Nicht immer glücklich war der Vorstand bei der Wahl des Personals. Die Büroleiterstelle - als Geschäftsleitung ausgeschrieben - ist inzwischen mit Wolfgang Scherf zum achten Mal besetzt. Die häufigen Wechsel irritierten. Doch Jan Sumfleth stellt klar, dass in den meisten Fällen die persönliche Lebensplanung ursächlich gewesen sei. Unterm Strich überwiege die Zahl der gelungenen Bestzungen mit fünf zu drei.

60 Veranstaltungen in diesem Jahr

Zurück zur Kultur: „Ein Glücksfall war, dass wir Spielstätte der Niedersächsischen Sparkassenstiftung wurden“, erzählt Jörg Petersen, „das hat uns hochwertige Musik ins Haus gebracht und machte uns über die Region hinaus bekannt.“ Ein Mäzen habe zudem über mehrere Jahre guten Jazz ins Haus geholt. Als seine persönlichen Highlights nennt der Vorsitzende im Literaturbereich Hasnain Kasim, in der Unterhaltung Werner Momsen und im Bereich Musik Fjarill und Feuerbach Quartett.

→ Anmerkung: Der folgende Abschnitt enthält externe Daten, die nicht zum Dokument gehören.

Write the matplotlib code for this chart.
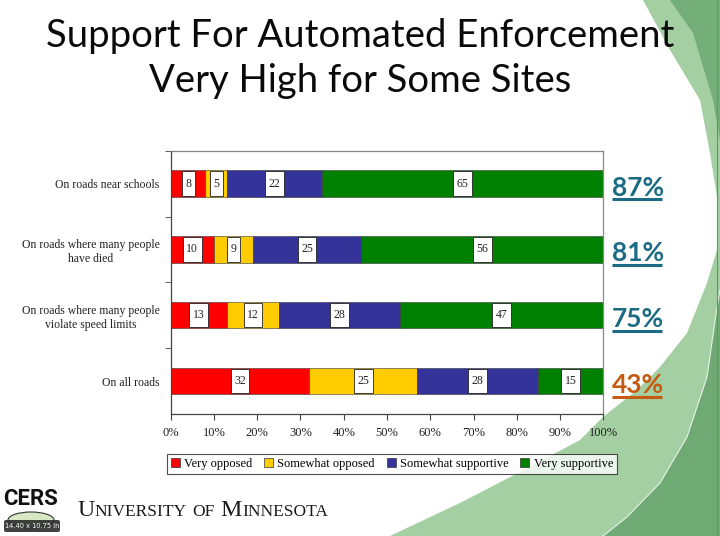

Kultur auch für die Kleinsten: Kirschkern Compes&Co spielte im Kornspeicher für Grundschüler das Neinhorn von Marc-Uwe Klinge.

Kultur auch für die Kleinsten: Kirschkern Compes&Co spielte im Kornspeicher für Grundschüler das Neinhorn von Marc-Uwe Klinge. Foto: Jörg Petersen

„Das Besondere des Kornspeichers ist die Breite unserer Angebote mit Konzerten, Kino, Speichergesprächen, Theater, Lesungen, Kneipenquiz, Ausstellungen und Kinder-Uni“, zählt Jan Sumfleth auf. Im zehnten Jahr werde der Verein auf 60 Veranstaltungen kommen, davon zehn bis zwölf Konzerte. Um die Zukunft ist dem Vorstand nicht bange. Aber er weiß auch, dass der Betrieb nur läuft, weil 25 Ehrenamtliche - und noch mehr im Hintergrund - den Laden am Laufen halten.